Following the recovery in its malt business for the half year to March 30, 2007, Coveney stressed this sector of Greencore’s business would remain core to its activities, unlike the heavily regulated sugar processing business, which it had now exited.

His comments came as Unilever warned of a “continued increase in input costs in a number of areas in foods, most notably edible oils, tea and (to a lesser extent) other agricultural commodities, such as grain and sugar”

It added: “Commodity costs impacted operating margin by €115M in the first quarter of this year. We are continuing to implement price increases to recover commodity cost inflation, and have more on the way in the year to come. We do not foresee significant improvement in the commodity cost environment.”

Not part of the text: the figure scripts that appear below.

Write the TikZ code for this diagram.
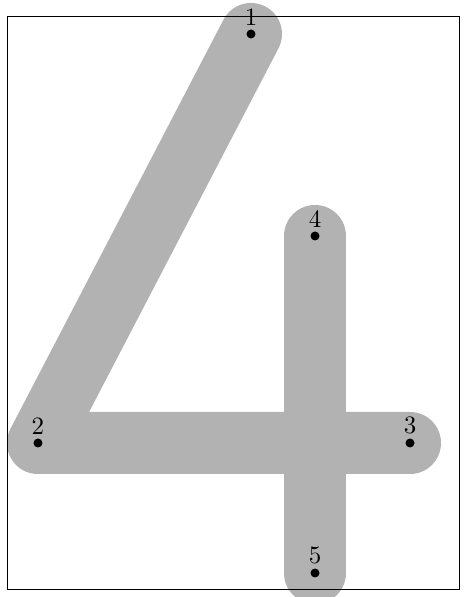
\documentclass[tikz,border=0pt]{standalone}
\begin{document}
\begin{tikzpicture}[x=0.4pt,y=0.4pt]
\tikzset{stroke/.style={line width=24.8pt,gray!60,line cap=round,line join=round}}
\useasboundingbox (0,0) rectangle (467,597);
\coordinate (p1) at (251,563);
\coordinate (p2) at (38,154);
\coordinate (p3) at (410,154);
\coordinate (p4) at (315,361);
\coordinate (p5) at (315,24);

\draw[stroke] (p1) -- (p2) -- (p3);
\draw[stroke] (p4) -- (p5);

\draw (7,7) rectangle (459,580);

\foreach \i in {1,...,5}
  \fill (p\i) circle (1.8pt) node[above] (n\i) {\i};
\end{tikzpicture}
\end{document}
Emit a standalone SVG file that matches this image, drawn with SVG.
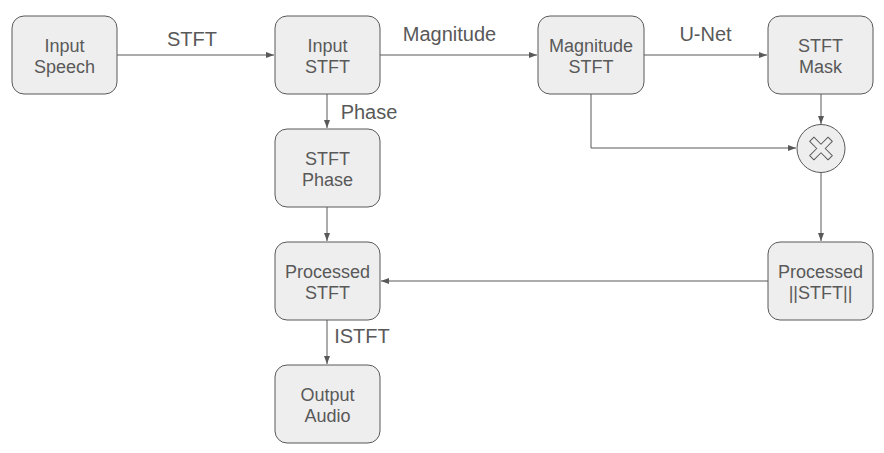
<svg xmlns="http://www.w3.org/2000/svg" width="884" height="453" viewBox="0 0 884 453">
<defs>
<marker id="ah" viewBox="0 0 8 6" refX="8" refY="3" markerWidth="8" markerHeight="6" markerUnits="userSpaceOnUse" orient="auto">
<path d="M0,0 L8,3 L0,6 Z" fill="#595959"/>
</marker>
<style>
.box{fill:#eeeeee;stroke:#595959;stroke-width:1}
.nt{font-family:"Liberation Sans",Arial,sans-serif;font-size:18px;fill:#595959;text-anchor:middle}
.lb{font-family:"Liberation Sans",Arial,sans-serif;font-size:20px;fill:#595959;text-anchor:middle}
.ln{fill:none;stroke:#595959;stroke-width:1;marker-end:url(#ah)}
</style>
</defs>
<rect width="884" height="453" fill="#ffffff"/>
<g id="connectors">
<path class="ln" d="M117,55 H274"/>
<path class="ln" d="M380,55 H537"/>
<path class="ln" d="M644,55 H767"/>
<path class="ln" d="M327,94 V128"/>
<path class="ln" d="M327,207 V241"/>
<path class="ln" d="M327,320 V364"/>
<path class="ln" d="M591,94 V148 H796"/>
<path class="ln" d="M821,94 V124"/>
<path class="ln" d="M821,172 V241"/>
<path class="ln" d="M768,281 H381"/>
<text class="lb" x="192" y="46">STFT</text>
<text class="lb" x="449.5" y="41">Magnitude</text>
<text class="lb" x="705.5" y="41">U-Net</text>
<text class="lb" x="369" y="118.5" font-size="18">Phase</text>
<text class="lb" x="362" y="343" font-size="18">ISTFT</text>
</g>
<g id="input-speech">
<rect class="box" x="12" y="16" width="105" height="78" rx="12"/>
<text class="nt" x="64.5" y="51.5">Input</text>
<text class="nt" x="64.5" y="72.5">Speech</text>
</g>
<g id="input-stft">
<rect class="box" x="275" y="16" width="105" height="78" rx="12"/>
<text class="nt" x="327.5" y="51.5">Input</text>
<text class="nt" x="327.5" y="72.5">STFT</text>
</g>
<g id="magnitude-stft">
<rect class="box" x="538" y="16" width="106" height="78" rx="12"/>
<text class="nt" x="591" y="51.5">Magnitude</text>
<text class="nt" x="591" y="72.5">STFT</text>
</g>
<g id="stft-mask">
<rect class="box" x="768" y="16" width="105" height="78" rx="12"/>
<text class="nt" x="820.5" y="51.5">STFT</text>
<text class="nt" x="820.5" y="72.5">Mask</text>
</g>
<g id="multiply">
<circle class="box" cx="821" cy="148.5" r="24"/>
<path transform="translate(821,148.5) rotate(45)" d="M-3,-13 H3 V-3 H13 V3 H3 V13 H-3 V3 H-13 V-3 H-3 Z" fill="none" stroke="#595959" stroke-width="1" stroke-linejoin="round"/>
</g>
<g id="stft-phase">
<rect class="box" x="275" y="129" width="105" height="78" rx="12"/>
<text class="nt" x="327.5" y="164.5">STFT</text>
<text class="nt" x="327.5" y="185.5">Phase</text>
</g>
<g id="processed-stft">
<rect class="box" x="275" y="242" width="105" height="78" rx="12"/>
<text class="nt" x="327.5" y="277.5">Processed</text>
<text class="nt" x="327.5" y="298.5">STFT</text>
</g>
<g id="processed-mag">
<rect class="box" x="768" y="242" width="105" height="78" rx="12"/>
<text class="nt" x="820.5" y="277.5">Processed</text>
<text class="nt" x="820.5" y="298.5">||STFT||</text>
</g>
<g id="output-audio">
<rect class="box" x="275" y="365" width="105" height="78" rx="12"/>
<text class="nt" x="327.5" y="400.5">Output</text>
<text class="nt" x="327.5" y="421.5">Audio</text>
</g>
</svg>
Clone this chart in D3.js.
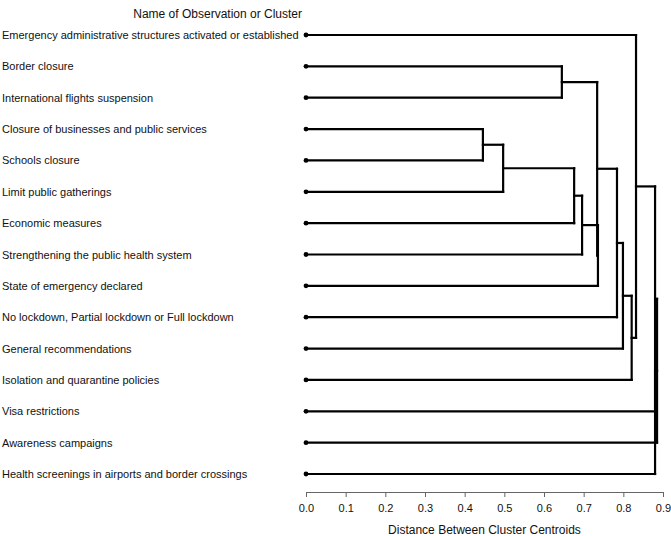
<!DOCTYPE html>
<html><head><meta charset="utf-8">
<script src="https://cdn.jsdelivr.net/npm/d3@7"></script>
<style>
html,body{margin:0;padding:0;background:#fff;}
text{font-family:"Liberation Sans",Arial,sans-serif;}
</style></head>
<body>
<svg id="chart" width="671" height="536"></svg>
<script>
// Leaves (display order, top to bottom)
const labels = [
  "Emergency administrative structures activated or established",
  "Border closure",
  "International flights suspension",
  "Closure of businesses and public services",
  "Schools closure",
  "Limit public gatherings",
  "Economic measures",
  "Strengthening the public health system",
  "State of emergency declared",
  "No lockdown, Partial lockdown or Full lockdown",
  "General recommendations",
  "Isolation and quarantine policies",
  "Visa restrictions",
  "Awareness campaigns",
  "Health screenings in airports and border crossings"
];
// Merges: [child A, child B, distance]; children are leaf indices (0-14)
// or earlier clusters (15 + merge index)
const merges = [
  [3, 4, 0.446],   // 15
  [15, 5, 0.497],  // 16
  [1, 2, 0.645],   // 17
  [16, 6, 0.676],  // 18
  [18, 7, 0.696],  // 19
  [19, 8, 0.736],  // 20
  [17, 20, 0.734], // 21
  [21, 9, 0.784],  // 22
  [22, 10, 0.799], // 23
  [23, 11, 0.821], // 24
  [0, 24, 0.832],  // 25
  [25, 12, 0.880], // 26
  [26, 13, 0.885], // 27
  [27, 14, 0.880]  // 28
];
const tickValues = [0.0,0.1,0.2,0.3,0.4,0.5,0.6,0.7,0.8,0.9];
const xTitle = "Distance Between Cluster Centroids";
const yTitle = "Name of Observation or Cluster";

const svg = d3.select("#chart");
const x = d3.scaleLinear().domain([0, 0.9]).range([306, 663]);
const y = d3.scalePoint().domain(d3.range(labels.length)).range([35, 474]);

const nodeY = labels.map((d,i)=>y(i));
const nodeD = labels.map(()=>0);
merges.forEach(m=>{
  nodeY.push((nodeY[m[0]]+nodeY[m[1]])/2);
  nodeD.push(m[2]);
});

const g = svg.append("g");
const lineStyle = s => s.attr("stroke","#000").attr("stroke-width",2.2).attr("fill","none").attr("stroke-linecap","square");

merges.forEach(m=>{
  const [a,b,d] = m;
  [a,b].forEach(c=>{
    g.append("line").attr("x1",x(nodeD[c])).attr("x2",x(d))
      .attr("y1",nodeY[c]).attr("y2",nodeY[c]).call(lineStyle);
  });
  g.append("line").attr("x1",x(d)).attr("x2",x(d))
    .attr("y1",nodeY[a]).attr("y2",nodeY[b]).call(lineStyle);
});

g.selectAll("circle.leaf").data(labels).enter().append("circle")
  .attr("cx",x(0)).attr("cy",(d,i)=>y(i)).attr("r",2.4).attr("fill","#000");

svg.selectAll("text.lab").data(labels).enter().append("text")
  .attr("x",2).attr("y",(d,i)=>y(i)+4).attr("font-size",11).attr("fill","#111").text(d=>d);

svg.append("text").attr("x",302).attr("y",18).attr("text-anchor","end")
  .attr("font-size",12).attr("fill","#111").text(yTitle);

const axis = d3.axisBottom(x).tickValues(tickValues).tickFormat(d3.format(".1f")).tickSize(5).tickSizeOuter(0);
const ag = svg.append("g").attr("transform","translate(0,492)").call(axis);
ag.select(".domain").attr("stroke","#666");
ag.selectAll(".tick line").attr("stroke","#666");
ag.selectAll(".tick text").attr("font-size",11).attr("fill","#111").attr("dy","1.1em")
  .style("font-family","'Liberation Sans',Arial,sans-serif");

svg.append("text").attr("x",(x(0)+x(0.9))/2).attr("y",534).attr("text-anchor","middle")
  .attr("font-size",12).attr("fill","#111").text(xTitle);
</script>
</body></html>
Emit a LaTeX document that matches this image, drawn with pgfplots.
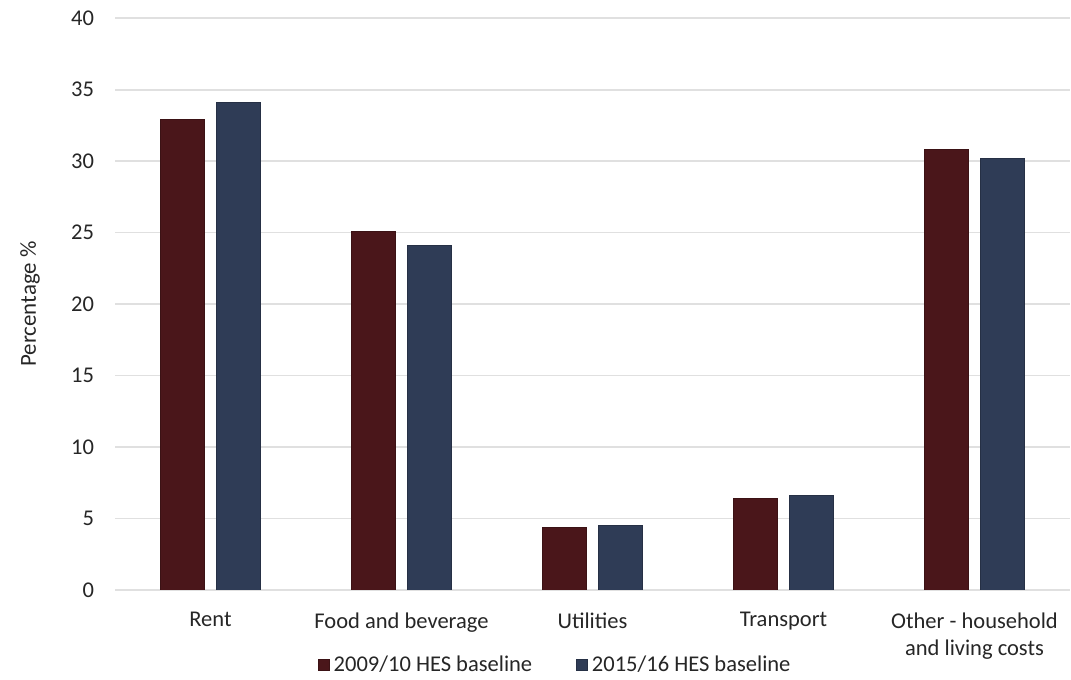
\documentclass[border=0pt]{standalone}
\usepackage{pgfplots}
\pgfplotsset{compat=1.18}
\usepackage{fontspec}
\setmainfont{Carlito}
\definecolor{redbar}{HTML}{4A161A}
\definecolor{bluebar}{HTML}{2F3C56}
\definecolor{gridc}{HTML}{E0E0E0}
\begin{document}
\begin{tikzpicture}
\path[use as bounding box] (-57.5bp,-45bp) rectangle (478bp,295bp);
\begin{axis}[
  at={(0,0)}, anchor=south west,
  scale only axis,
  width=477.5bp, height=286bp,
  ybar=6bp, bar width=22bp,
  xmin=-0.5, xmax=4.5,
  ymin=0, ymax=40,
  ytick={0,5,...,40},
  xtick=data,
  xticklabels={Rent,Food and beverage,Utilities,Transport,{Other - household\\and living costs}},
  xticklabel style={align=center, text=black!85, font=\fontsize{11.3}{13.5}\selectfont, yshift=-3.5bp},
  yticklabel style={text=black!85, font=\fontsize{11.3}{13}\selectfont, xshift=-7bp},
  /pgf/number format/assume math mode=true,
  axis line style={draw=none},
  major tick style={draw=none},
  ymajorgrids, grid style={gridc, line width=1pt},
  ylabel={Percentage \%},
  ylabel style={at={(axis description cs:-0.089,0.5)}, anchor=center, text=black!85, font=\fontsize{11.5}{13}\selectfont},
  legend style={at={(axis description cs:0.462,-0.131)}, anchor=center, draw=none, legend columns=2,
    font=\fontsize{11.3}{13}\selectfont, text=black!85,
    /tikz/every even column/.append style={column sep=20bp}},
  legend image code/.code={\fill[#1] (0bp,-2.75bp) rectangle (5.5bp,2.75bp);},
]
\addplot[fill=redbar, draw=redbar!80!black] coordinates {(0,32.9) (1,25.1) (2,4.4) (3,6.4) (4,30.8)};
\addplot[fill=bluebar, draw=bluebar!80!black] coordinates {(0,34.1) (1,24.1) (2,4.5) (3,6.6) (4,30.2)};
\legend{2009/10 HES baseline, 2015/16 HES baseline}
\end{axis}
\end{tikzpicture}
\end{document}
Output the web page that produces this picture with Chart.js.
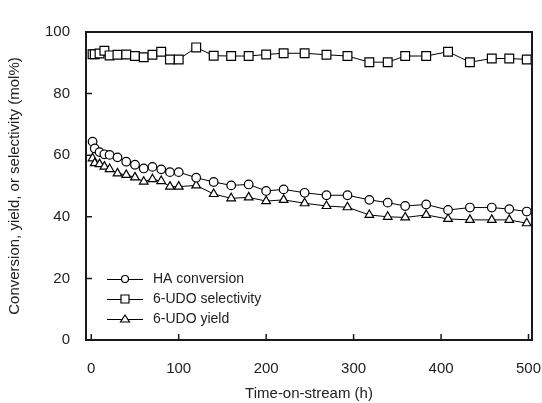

Announcing a 38% increase in profit before tax of euro 35.4M, on total sales of euro 633M for the half year to March 30 2007, Coveney reported that seven of Greencore’s nine business areas delivered sales growth at or above the UK average.

Greencore said it hoped new branded product launches in the coming months - including a noodle product to be launched in the second half of the year and other products aimed at the convenience store sector - together with a revitalisation of its own-label ranges would reverse a “modest sales decline” in chilled ready meals business in the second half of the year.

While the lion’s share of Greencore’s business comes from own-label products, it is striving to increase its proportion of branded business, with further launches under the Weightwatchers and Disney healthy children’s meals brands, plus own-branded products.